Por fin, entre los grandes
CUANDO ESPAÑA tenía fama de ser como la Turquía de Europa, la norma que regía su política exterior era muy simple: si Francia e Inglaterra iban de acuerdo, marchar con ellas; si caminaban separadas, abstenerse. Una fórmula que expresaba perfectamente la conciencia entonces generalizada de que España no contaba nada en el concierto de las naciones. Sin escuadras que recorrieran los mares, sin ejércitos que recorrieran las tierras, estaba, según la había visto Donoso cincuenta años atrás, como apartada del mundo, "fuera del torbellino que arrebata a las naciones". Y así se vio también, más por impotencia que por convicción, lejos del otro torbellino que fue la Gran Guerra: los ejércitos españoles no eran buenos ni para combatir en Marruecos. España prefirió recogerse otra vez en lo que Ortega llamó la cómoda, grata, dulce neutralidad.
Pero hay neutralidades que matan, como se temía el conde de Romanones. No llegó a matar la neutralidad a la Monarquía, pero sí a la República, que ni pudo ni quiso poner remedio a aquella realidad. Más escéptico que Madariaga, que fantaseó lo suyo sobre el papel que España podía jugar en la Sociedad de Naciones, Azaña nunca se hizo ilusiones: ese papel "sería mucho más eficaz si estuviera apoyado en una poderosa escuadra". No lo estaba, y así España sólo sirvió como terreno de pruebas o como preludio de la segunda gran guerra que enfrentaría al nuevo Eje con la vieja Entente. La política de no intervención en la Guerra Civil, propuesta por Francia, abrazada con entusiasmo por el Reino Unido y mortal de necesidad para la República, fue resultado de la escasa relevancia de España en el mal llamado equilibrio de poder.
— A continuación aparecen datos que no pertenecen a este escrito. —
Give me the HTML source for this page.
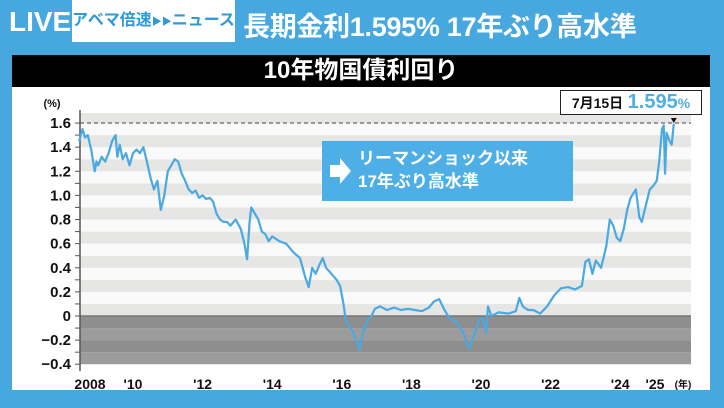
<!DOCTYPE html>
<html><head><meta charset="utf-8">
<style>
body{margin:0;width:724px;height:408px;overflow:hidden;background:#46a8df;font-family:"Liberation Sans","Noto Sans CJK JP",sans-serif;position:relative}
.abs{position:absolute}
</style></head><body>
<div class="abs" style="left:9px;top:6px;font-size:28px;color:#fff;font-weight:bold">LIVE</div>
<div class="abs" style="left:72px;top:0;width:163px;height:42px;background:#fff;color:#2e9bd8;font-size:16px;font-weight:bold;line-height:42px;text-align:center;white-space:nowrap;overflow:hidden">アベマ倍速<span style="font-size:10px">▶▶</span>ニュース</div>
<div class="abs" style="left:243px;top:5px;font-size:27px;color:#fff;font-weight:bold;white-space:nowrap;letter-spacing:-0.3px">長期金利1.595% 17年ぶり高水準</div>
<div class="abs" style="left:12px;top:55px;width:698px;height:32px;background:#000;color:#fff;font-size:24px;font-weight:bold;text-align:center;line-height:32px">10年物国債利回り</div>
<div class="abs" style="left:12px;top:87px;width:698px;height:303px;background:#fff"></div>
<svg class="abs" style="left:0;top:0" width="724" height="408">
<g id="bands"></g><g id="axis"></g><g id="line"></g>
</svg>
<div class="abs" style="left:322px;top:141px;width:251px;height:60px;background:#4eaee6;color:#fff">
<svg class="abs" style="left:8px;top:17px" width="22" height="26"><polygon points="0,7 10,7 10,0 21,13 10,26 10,19 0,19" fill="#fff"/></svg>
<div class="abs" style="left:36px;top:6px;font-size:17px;font-weight:bold;line-height:23px;white-space:nowrap">リーマンショック以来<br>17年ぶり高水準</div>
</div>
<div class="abs" style="left:560px;top:90px;width:140px;height:23px;background:#fff;border:1px solid #222;font-weight:bold;white-space:nowrap;line-height:23px;text-align:center">
<span style="font-size:14px;color:#111">7月15日</span> <span style="font-size:20px;color:#4eaee6">1.595</span><span style="font-size:14px;color:#4eaee6">%</span>
</div>
<script>
const yTicks=[1.6,1.4,1.2,1.0,0.8,0.6,0.4,0.2,0,-0.2,-0.4];
const yTickLabels=["1.6","1.4","1.2","1.0","0.8","0.6","0.4","0.2","0","−0.2","−0.4"];
const xYears=[2008,2010,2012,2014,2016,2018,2020,2022,2024,2025];
const xLabels=["2008","'10","'12","'14","'16","'18","'20","'22","'24","'25"];
const times=[2008.45,2008.55,2008.62,2008.7,2008.8,2008.9,2008.95,2009.0,2009.1,2009.2,2009.3,2009.4,2009.5,2009.55,2009.62,2009.7,2009.8,2009.9,2010.0,2010.1,2010.2,2010.3,2010.4,2010.5,2010.6,2010.7,2010.8,2010.9,2011.0,2011.1,2011.2,2011.3,2011.4,2011.5,2011.6,2011.7,2011.8,2011.9,2012.0,2012.1,2012.2,2012.3,2012.4,2012.5,2012.6,2012.7,2012.8,2012.95,2013.1,2013.2,2013.28,2013.35,2013.4,2013.5,2013.6,2013.7,2013.8,2013.9,2014.0,2014.2,2014.4,2014.6,2014.8,2014.95,2015.05,2015.15,2015.25,2015.35,2015.45,2015.55,2015.7,2015.85,2015.95,2016.05,2016.12,2016.2,2016.3,2016.42,2016.5,2016.55,2016.65,2016.75,2016.85,2016.95,2017.1,2017.3,2017.5,2017.7,2017.9,2018.1,2018.3,2018.5,2018.65,2018.8,2018.95,2019.1,2019.3,2019.45,2019.55,2019.65,2019.75,2019.85,2019.95,2020.05,2020.15,2020.2,2020.3,2020.5,2020.8,2021.0,2021.1,2021.2,2021.35,2021.5,2021.7,2021.9,2022.1,2022.3,2022.5,2022.7,2022.9,2023.0,2023.1,2023.2,2023.3,2023.45,2023.6,2023.7,2023.8,2023.9,2024.0,2024.1,2024.2,2024.3,2024.45,2024.55,2024.62,2024.72,2024.85,2024.95,2025.05,2025.12,2025.2,2025.25,2025.29,2025.33,2025.42,2025.48,2025.54];
const yields=[1.45,1.55,1.48,1.50,1.38,1.20,1.28,1.25,1.32,1.28,1.35,1.45,1.50,1.32,1.42,1.30,1.35,1.25,1.35,1.38,1.35,1.40,1.28,1.15,1.05,1.12,0.88,1.00,1.20,1.25,1.30,1.28,1.18,1.12,1.05,1.02,1.04,0.98,1.00,0.97,0.98,0.95,0.85,0.80,0.78,0.78,0.75,0.80,0.72,0.60,0.47,0.78,0.90,0.85,0.80,0.70,0.68,0.62,0.66,0.62,0.60,0.53,0.48,0.32,0.24,0.40,0.35,0.42,0.48,0.40,0.35,0.30,0.25,0.10,-0.05,-0.08,-0.12,-0.20,-0.28,-0.22,-0.10,-0.03,0.0,0.06,0.08,0.05,0.07,0.05,0.06,0.05,0.04,0.07,0.12,0.14,0.05,-0.02,-0.05,-0.12,-0.18,-0.27,-0.20,-0.12,-0.03,-0.02,-0.14,0.08,0.0,0.03,0.02,0.04,0.15,0.08,0.05,0.05,0.02,0.08,0.17,0.23,0.24,0.22,0.25,0.45,0.47,0.35,0.46,0.40,0.58,0.80,0.75,0.65,0.62,0.72,0.88,0.98,1.05,0.82,0.78,0.90,1.05,1.08,1.12,1.28,1.55,1.58,1.18,1.52,1.45,1.42,1.595];
const NS="http://www.w3.org/2000/svg";
const X=t=>133+(t-2010)*34.8;
const Y=v=>316-v*120.6;
const L=80,R=691,T=113,B=371;
function mk(tag,attrs,parent){const e=document.createElementNS(NS,tag);for(const k in attrs)e.setAttribute(k,attrs[k]);parent.appendChild(e);return e;}
const bands=document.getElementById('bands'),axis=document.getElementById('axis'),line=document.getElementById('line');
for(let i=-4;i<17;i++){const v0=i/10,v1=(i+1)/10;const y0=Math.max(Y(v1),T),y1=Math.min(Y(v0),B);if(y1<=y0)continue;
 let fill;if(i<0)fill=(i%2===0)?'#9c9c9c':'#8e8e8e';else fill=(i%2===0)?'#e6e6e4':'#fafafa';
 const r=mk('rect',{x:L,y:y0,width:R-L,height:y1-y0,fill:fill},bands);
 
 }
const zl=mk('line',{x1:L,x2:R,y1:Y(0),y2:Y(0),stroke:'#777','stroke-width':1.5},axis);


const dl=mk('line',{x1:L,x2:R,y1:Y(1.6),y2:Y(1.6),stroke:'#444','stroke-width':1,'stroke-dasharray':'4,3'},axis);


const ya=mk('line',{x1:L,x2:L,y1:T-3,y2:B,stroke:'#555','stroke-width':1.5},axis);


for(let i=-4;i<=16;i++){mk('line',{x1:L-5,x2:L,y1:Y(i/10),y2:Y(i/10),stroke:'#555','stroke-width':1},axis);}
yTicks.forEach((v,i)=>{const t=mk('text',{x:71,y:Y(v)+5,'text-anchor':'end','font-size':15,'font-weight':'bold',fill:'#111'},axis);t.textContent=yTickLabels[i];
 
 });
const u=mk('text',{x:52,y:107,'font-size':11,'font-weight':'bold',fill:'#111','text-anchor':'middle'},axis);u.textContent='(%)';


xYears.forEach((yr,i)=>{const cx=i===0?90:X(yr);const t=mk('text',{x:cx,y:389,'text-anchor':'middle','font-size':14,'font-weight':'bold',fill:'#111'},axis);t.textContent=xLabels[i];
 
 });
const xu=mk('text',{x:683,y:388,'font-size':10,'font-weight':'bold',fill:'#111','text-anchor':'middle'},axis);xu.textContent='(年)';


const p=mk('polyline',{points:times.map((t,i)=>X(t).toFixed(1)+','+Y(yields[i]).toFixed(1)).join(' '),fill:'none',stroke:'#4aa9e2','stroke-width':2.2,'stroke-linejoin':'round'},line);


const lt=times.length-1;
const mkr=mk('polygon',{points:`${X(times[lt])-3},${Y(1.6)-5} ${X(times[lt])+3},${Y(1.6)-5} ${X(times[lt])},${Y(1.6)}`,fill:'#111'},line);


</script>
</body></html>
Luego, de ese quiero y no puedo que definió un siglo de política exterior el único que salió realmente beneficiado fue Franco y su régimen. Como no había sido beligerante, pudo salvar el pellejo y emprender un largo periplo para retornar a la comunidad de naciones. El camino, como percibió lúcidamente Carrero Blanco, pasaba por Washington. Y allá se dirigieron los esfuerzos diplomáticos del régimen: si Estados Unidos echaba una mano, Francia y Alemania, fulcro ahora de una nueva Europa reconciliada, no tendrían más remedio que abrir también sus puertas. Y efectivamente, después del triunfal paseo de Ike por Madrid, los ministros franceses y alemanes no perdieron ocasión de visitar El Pardo: en España, desde que los americanos plantaron aquí sus bases, se podía hacer buenos negocios.
¿No hay en la emocionada urgencia de Aznar por echarse en brazos del gran amigo americano un reflejo de otros tiempos, una ilusión por contar entre los grandes de Europa ofreciéndose como el más firme aliado que Estados Unidos pueda encontrar en el continente? En efecto, la política socialista de privilegiar las relaciones con Alemania para encontrar un lugar en el sol de Europa había servido para tener voz propia en la Comunidad, luego Unión, Europea mientras éramos los mayores beneficiarios de los fondos de cohesión. Con Felipe González, y un poco por arte de birlibirloque, España pudo pesar más de lo que valía y obtener más de lo que aportaba. La ampliación de la Unión Europea amenaza esa cómoda posición: en adelante, España no pesará más de lo que vale; y lo que vale, en PIB y en escuadra, es menos de la mitad de Francia. Mejor entonces, cada vez que haya que ir a París, darse antes una vuelta por Washington
Aznar se lo ha jugado todo a esa única carta: ha preferido aparecer al lado del grande entre los grandes a costa de deteriorar las relaciones con Francia y Alemania, que además de ser el doble y hasta el triple de España en todos los terrenos quieren seguir mandando en la Europa ampliada. Adónde nos llevará este envite está por ver; pero lo que ya nos hemos jugado es el futuro de España en la Unión Europea: se acabó el efecto sorpresa que produjo la transición y el desparpajo con que los españoles volvieron a la escena internacional en los años ochenta. Ahora ya se sabe lo que somos: si la distancia con el corazón de la vieja Europa es del orden de dos o tres, con Estados Unidos es sideral. Y siendo así las cosas, España será un apéndice perfectamente prescindible del destino manifiesto que Estados Unidos se apresta a cumplir con su agresión contra Irak. A no ser, claro está, que en este nuevo desvío por Washington se haya incluido, como en el año 1953, alguna cláusula secreta que algún día el presidente del Gobierno de España tendrá quizá la gentileza de explicar.